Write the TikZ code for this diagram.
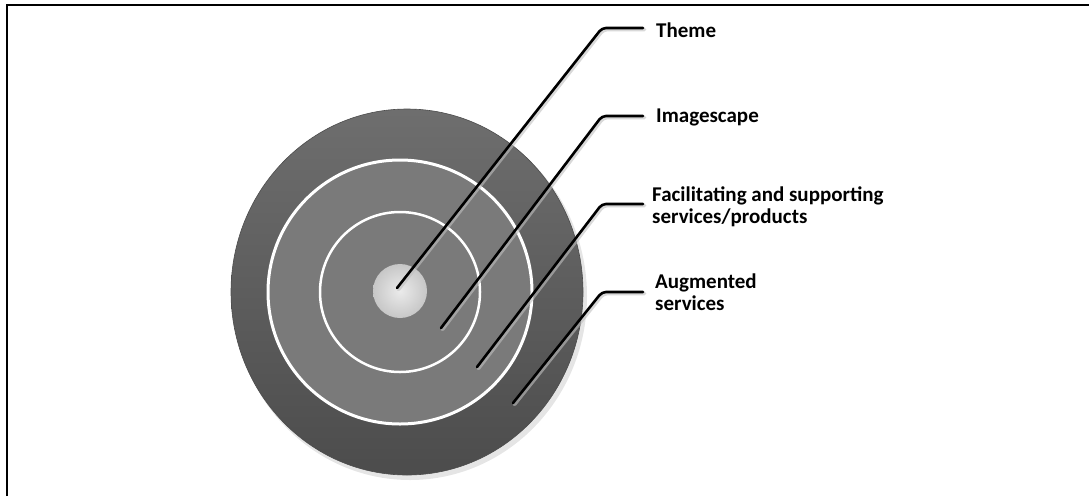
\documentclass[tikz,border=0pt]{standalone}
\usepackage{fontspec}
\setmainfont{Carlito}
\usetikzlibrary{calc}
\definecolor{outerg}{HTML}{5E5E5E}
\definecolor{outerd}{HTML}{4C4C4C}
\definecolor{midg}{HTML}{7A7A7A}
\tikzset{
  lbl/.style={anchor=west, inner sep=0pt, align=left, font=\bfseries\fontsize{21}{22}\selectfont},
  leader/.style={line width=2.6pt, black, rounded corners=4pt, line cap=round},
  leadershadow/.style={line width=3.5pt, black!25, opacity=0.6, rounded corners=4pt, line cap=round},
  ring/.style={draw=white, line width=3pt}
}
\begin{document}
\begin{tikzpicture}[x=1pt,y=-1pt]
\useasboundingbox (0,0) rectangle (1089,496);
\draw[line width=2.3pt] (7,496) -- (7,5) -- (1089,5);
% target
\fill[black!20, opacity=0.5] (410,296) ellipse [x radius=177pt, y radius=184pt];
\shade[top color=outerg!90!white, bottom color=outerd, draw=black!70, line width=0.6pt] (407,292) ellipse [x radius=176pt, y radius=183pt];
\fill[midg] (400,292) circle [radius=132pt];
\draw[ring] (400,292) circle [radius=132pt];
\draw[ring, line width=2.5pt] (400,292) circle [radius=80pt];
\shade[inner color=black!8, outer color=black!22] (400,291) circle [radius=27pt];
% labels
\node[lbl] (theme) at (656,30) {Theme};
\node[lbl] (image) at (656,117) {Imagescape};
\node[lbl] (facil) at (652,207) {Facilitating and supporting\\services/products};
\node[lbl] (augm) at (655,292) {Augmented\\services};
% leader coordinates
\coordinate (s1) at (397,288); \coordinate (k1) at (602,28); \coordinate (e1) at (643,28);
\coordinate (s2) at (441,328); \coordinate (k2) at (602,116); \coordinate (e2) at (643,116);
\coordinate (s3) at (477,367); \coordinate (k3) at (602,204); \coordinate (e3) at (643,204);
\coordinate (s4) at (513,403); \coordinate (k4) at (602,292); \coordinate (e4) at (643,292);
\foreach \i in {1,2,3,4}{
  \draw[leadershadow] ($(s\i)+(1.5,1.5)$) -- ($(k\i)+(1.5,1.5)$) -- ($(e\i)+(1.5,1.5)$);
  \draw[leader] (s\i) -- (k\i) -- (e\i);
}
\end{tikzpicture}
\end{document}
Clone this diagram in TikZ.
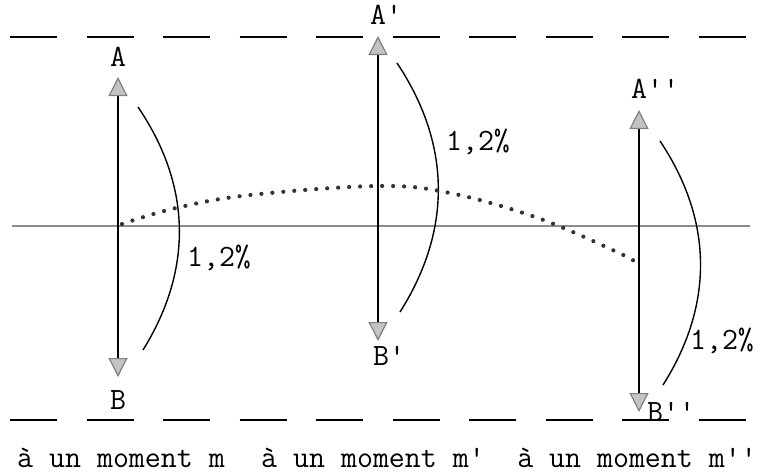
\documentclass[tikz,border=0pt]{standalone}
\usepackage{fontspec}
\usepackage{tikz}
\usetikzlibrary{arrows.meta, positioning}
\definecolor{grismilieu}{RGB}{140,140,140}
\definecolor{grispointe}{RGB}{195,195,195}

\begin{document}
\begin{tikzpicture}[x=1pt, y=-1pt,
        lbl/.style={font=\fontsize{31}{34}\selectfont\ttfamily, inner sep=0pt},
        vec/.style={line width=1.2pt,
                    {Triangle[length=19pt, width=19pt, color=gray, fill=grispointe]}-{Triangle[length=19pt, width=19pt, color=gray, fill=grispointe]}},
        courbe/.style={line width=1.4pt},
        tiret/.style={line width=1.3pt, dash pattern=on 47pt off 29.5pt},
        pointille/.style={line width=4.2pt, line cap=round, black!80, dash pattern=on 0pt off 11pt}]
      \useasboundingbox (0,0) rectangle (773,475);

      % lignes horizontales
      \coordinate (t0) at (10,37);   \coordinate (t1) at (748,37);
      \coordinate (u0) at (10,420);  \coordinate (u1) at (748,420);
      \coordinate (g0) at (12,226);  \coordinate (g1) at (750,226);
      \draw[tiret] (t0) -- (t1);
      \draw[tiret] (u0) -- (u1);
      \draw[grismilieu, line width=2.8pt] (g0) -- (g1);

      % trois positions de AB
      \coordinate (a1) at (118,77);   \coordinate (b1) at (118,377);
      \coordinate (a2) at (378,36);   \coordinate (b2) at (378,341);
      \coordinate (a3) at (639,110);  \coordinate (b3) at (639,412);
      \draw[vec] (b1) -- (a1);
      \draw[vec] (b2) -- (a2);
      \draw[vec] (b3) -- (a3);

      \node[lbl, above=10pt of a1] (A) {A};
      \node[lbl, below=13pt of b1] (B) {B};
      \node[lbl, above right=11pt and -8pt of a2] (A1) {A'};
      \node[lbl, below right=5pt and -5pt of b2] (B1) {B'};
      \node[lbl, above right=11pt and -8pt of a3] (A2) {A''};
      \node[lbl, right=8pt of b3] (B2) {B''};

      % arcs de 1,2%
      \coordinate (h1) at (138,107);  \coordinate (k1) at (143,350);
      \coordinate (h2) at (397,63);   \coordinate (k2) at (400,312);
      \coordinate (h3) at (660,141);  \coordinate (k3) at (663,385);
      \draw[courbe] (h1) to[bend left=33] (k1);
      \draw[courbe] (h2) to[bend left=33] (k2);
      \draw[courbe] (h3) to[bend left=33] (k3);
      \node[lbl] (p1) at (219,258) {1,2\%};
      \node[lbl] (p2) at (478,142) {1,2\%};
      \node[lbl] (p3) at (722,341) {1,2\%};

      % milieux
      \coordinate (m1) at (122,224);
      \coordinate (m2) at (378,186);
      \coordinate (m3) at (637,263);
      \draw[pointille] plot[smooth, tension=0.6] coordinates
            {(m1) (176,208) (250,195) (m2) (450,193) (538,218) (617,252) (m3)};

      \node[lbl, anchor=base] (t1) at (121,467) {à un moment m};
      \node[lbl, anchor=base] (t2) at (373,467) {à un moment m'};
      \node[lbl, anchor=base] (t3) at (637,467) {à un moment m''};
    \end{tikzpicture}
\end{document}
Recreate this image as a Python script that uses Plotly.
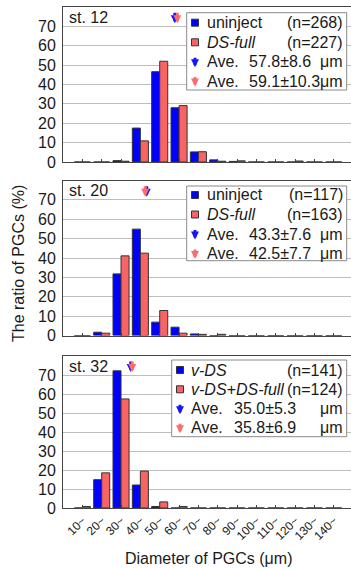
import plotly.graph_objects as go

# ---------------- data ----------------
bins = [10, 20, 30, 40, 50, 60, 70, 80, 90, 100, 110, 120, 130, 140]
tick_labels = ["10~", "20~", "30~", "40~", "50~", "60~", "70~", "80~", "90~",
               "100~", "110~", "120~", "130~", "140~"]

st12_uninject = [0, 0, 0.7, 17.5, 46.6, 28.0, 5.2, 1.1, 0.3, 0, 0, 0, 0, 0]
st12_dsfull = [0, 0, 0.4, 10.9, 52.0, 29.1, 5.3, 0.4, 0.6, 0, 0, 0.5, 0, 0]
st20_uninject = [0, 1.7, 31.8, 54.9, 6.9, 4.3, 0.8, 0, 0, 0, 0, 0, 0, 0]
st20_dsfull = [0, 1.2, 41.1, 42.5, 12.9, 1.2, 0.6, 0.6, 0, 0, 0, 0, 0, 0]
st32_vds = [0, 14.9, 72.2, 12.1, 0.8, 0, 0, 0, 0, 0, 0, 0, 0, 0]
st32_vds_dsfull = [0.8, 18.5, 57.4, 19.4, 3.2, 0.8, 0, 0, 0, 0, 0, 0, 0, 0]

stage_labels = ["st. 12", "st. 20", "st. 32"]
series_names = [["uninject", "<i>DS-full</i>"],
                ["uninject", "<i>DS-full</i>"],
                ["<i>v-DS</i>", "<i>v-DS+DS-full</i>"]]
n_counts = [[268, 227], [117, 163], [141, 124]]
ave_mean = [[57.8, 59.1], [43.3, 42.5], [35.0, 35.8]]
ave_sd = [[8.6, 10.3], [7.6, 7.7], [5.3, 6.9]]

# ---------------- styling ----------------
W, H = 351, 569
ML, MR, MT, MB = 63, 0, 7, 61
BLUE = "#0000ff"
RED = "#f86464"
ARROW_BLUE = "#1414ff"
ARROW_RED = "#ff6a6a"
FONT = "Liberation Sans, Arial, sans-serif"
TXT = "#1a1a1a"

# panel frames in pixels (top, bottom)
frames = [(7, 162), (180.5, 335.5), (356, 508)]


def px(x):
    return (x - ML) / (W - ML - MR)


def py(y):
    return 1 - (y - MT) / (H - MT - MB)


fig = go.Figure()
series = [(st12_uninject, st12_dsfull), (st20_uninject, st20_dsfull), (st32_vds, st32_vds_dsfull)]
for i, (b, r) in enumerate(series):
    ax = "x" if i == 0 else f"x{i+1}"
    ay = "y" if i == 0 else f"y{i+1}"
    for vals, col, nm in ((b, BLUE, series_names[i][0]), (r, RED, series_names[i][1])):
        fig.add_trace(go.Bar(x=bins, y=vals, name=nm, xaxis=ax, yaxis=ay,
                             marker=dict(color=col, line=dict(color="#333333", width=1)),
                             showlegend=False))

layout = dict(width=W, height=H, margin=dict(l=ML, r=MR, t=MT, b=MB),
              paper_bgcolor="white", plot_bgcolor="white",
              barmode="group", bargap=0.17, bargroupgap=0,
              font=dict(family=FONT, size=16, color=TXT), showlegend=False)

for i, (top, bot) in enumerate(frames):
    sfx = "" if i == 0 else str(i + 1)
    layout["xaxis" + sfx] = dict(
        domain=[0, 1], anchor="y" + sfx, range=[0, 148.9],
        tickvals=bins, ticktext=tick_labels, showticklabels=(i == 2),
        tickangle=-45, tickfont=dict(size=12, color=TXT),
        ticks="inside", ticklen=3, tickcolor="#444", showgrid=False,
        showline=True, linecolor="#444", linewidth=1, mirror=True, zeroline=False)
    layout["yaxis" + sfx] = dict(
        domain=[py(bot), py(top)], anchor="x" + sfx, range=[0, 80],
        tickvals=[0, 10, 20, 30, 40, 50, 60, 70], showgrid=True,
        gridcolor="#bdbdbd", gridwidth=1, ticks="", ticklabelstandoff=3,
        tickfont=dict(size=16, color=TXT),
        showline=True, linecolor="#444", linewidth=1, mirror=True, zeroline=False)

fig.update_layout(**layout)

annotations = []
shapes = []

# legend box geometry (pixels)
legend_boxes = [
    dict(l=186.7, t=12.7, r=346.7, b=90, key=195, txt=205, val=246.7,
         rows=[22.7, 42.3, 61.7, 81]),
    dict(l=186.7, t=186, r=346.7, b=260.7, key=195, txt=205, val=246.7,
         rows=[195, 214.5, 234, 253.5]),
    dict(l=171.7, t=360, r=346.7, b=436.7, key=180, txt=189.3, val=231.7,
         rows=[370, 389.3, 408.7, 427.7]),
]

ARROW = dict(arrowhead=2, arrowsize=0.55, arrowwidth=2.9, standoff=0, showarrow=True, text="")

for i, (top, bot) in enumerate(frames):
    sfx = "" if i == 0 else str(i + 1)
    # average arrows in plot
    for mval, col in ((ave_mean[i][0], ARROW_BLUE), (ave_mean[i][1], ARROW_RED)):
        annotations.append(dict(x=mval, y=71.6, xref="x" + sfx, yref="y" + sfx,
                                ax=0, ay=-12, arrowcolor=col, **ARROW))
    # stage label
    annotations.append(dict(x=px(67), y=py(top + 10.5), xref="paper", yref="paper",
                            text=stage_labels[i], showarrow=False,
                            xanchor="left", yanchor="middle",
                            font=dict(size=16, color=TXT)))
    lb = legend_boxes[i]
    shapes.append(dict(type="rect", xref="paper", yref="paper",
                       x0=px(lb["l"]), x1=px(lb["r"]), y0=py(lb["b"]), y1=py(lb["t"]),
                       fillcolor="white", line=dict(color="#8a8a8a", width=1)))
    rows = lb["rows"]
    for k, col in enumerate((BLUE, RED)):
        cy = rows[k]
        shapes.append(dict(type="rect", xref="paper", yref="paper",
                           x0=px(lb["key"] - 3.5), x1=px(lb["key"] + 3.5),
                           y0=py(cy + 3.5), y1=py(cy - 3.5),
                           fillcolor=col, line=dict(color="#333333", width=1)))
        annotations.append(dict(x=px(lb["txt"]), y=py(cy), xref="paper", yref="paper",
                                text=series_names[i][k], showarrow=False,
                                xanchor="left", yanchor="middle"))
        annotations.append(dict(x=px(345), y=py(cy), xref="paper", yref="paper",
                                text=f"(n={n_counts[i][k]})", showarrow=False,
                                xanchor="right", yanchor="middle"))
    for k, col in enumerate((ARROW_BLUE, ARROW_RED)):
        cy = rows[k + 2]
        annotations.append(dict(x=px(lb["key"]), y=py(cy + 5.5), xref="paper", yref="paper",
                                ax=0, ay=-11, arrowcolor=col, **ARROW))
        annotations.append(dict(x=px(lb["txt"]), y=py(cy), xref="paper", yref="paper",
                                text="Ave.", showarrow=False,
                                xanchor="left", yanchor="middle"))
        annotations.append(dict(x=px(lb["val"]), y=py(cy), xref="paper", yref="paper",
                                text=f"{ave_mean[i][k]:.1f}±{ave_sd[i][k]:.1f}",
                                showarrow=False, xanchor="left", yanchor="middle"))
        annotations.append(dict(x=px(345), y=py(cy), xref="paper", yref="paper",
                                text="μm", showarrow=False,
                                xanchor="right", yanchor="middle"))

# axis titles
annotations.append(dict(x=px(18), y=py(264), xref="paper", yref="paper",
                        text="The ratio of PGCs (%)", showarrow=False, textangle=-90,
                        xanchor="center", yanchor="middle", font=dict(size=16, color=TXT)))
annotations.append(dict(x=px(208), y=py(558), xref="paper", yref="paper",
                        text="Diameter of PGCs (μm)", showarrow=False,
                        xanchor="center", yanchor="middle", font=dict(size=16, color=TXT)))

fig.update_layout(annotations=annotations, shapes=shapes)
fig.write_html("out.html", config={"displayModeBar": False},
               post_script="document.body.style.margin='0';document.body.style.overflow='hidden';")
• • • • •
Look above for the line with "Clone this diagram in TikZ." and the line with "width=2.8pt] (g0) -- (g1);", then copy exactly the lines from the first through the second, both kept, with no pictures.

Clone this diagram in TikZ.
\documentclass[tikz,border=0pt]{standalone}
\usepackage{fontspec}
\usepackage{tikz}
\usetikzlibrary{arrows.meta, positioning}
\definecolor{grismilieu}{RGB}{140,140,140}
\definecolor{grispointe}{RGB}{195,195,195}

\begin{document}
\begin{tikzpicture}[x=1pt, y=-1pt,
        lbl/.style={font=\fontsize{31}{34}\selectfont\ttfamily, inner sep=0pt},
        vec/.style={line width=1.2pt,
                    {Triangle[length=19pt, width=19pt, color=gray, fill=grispointe]}-{Triangle[length=19pt, width=19pt, color=gray, fill=grispointe]}},
        courbe/.style={line width=1.4pt},
        tiret/.style={line width=1.3pt, dash pattern=on 47pt off 29.5pt},
        pointille/.style={line width=4.2pt, line cap=round, black!80, dash pattern=on 0pt off 11pt}]
      \useasboundingbox (0,0) rectangle (773,475);

      % lignes horizontales
      \coordinate (t0) at (10,37);   \coordinate (t1) at (748,37);
      \coordinate (u0) at (10,420);  \coordinate (u1) at (748,420);
      \coordinate (g0) at (12,226);  \coordinate (g1) at (750,226);
      \draw[tiret] (t0) -- (t1);
      \draw[tiret] (u0) -- (u1);
      \draw[grismilieu, line width=2.8pt] (g0) -- (g1);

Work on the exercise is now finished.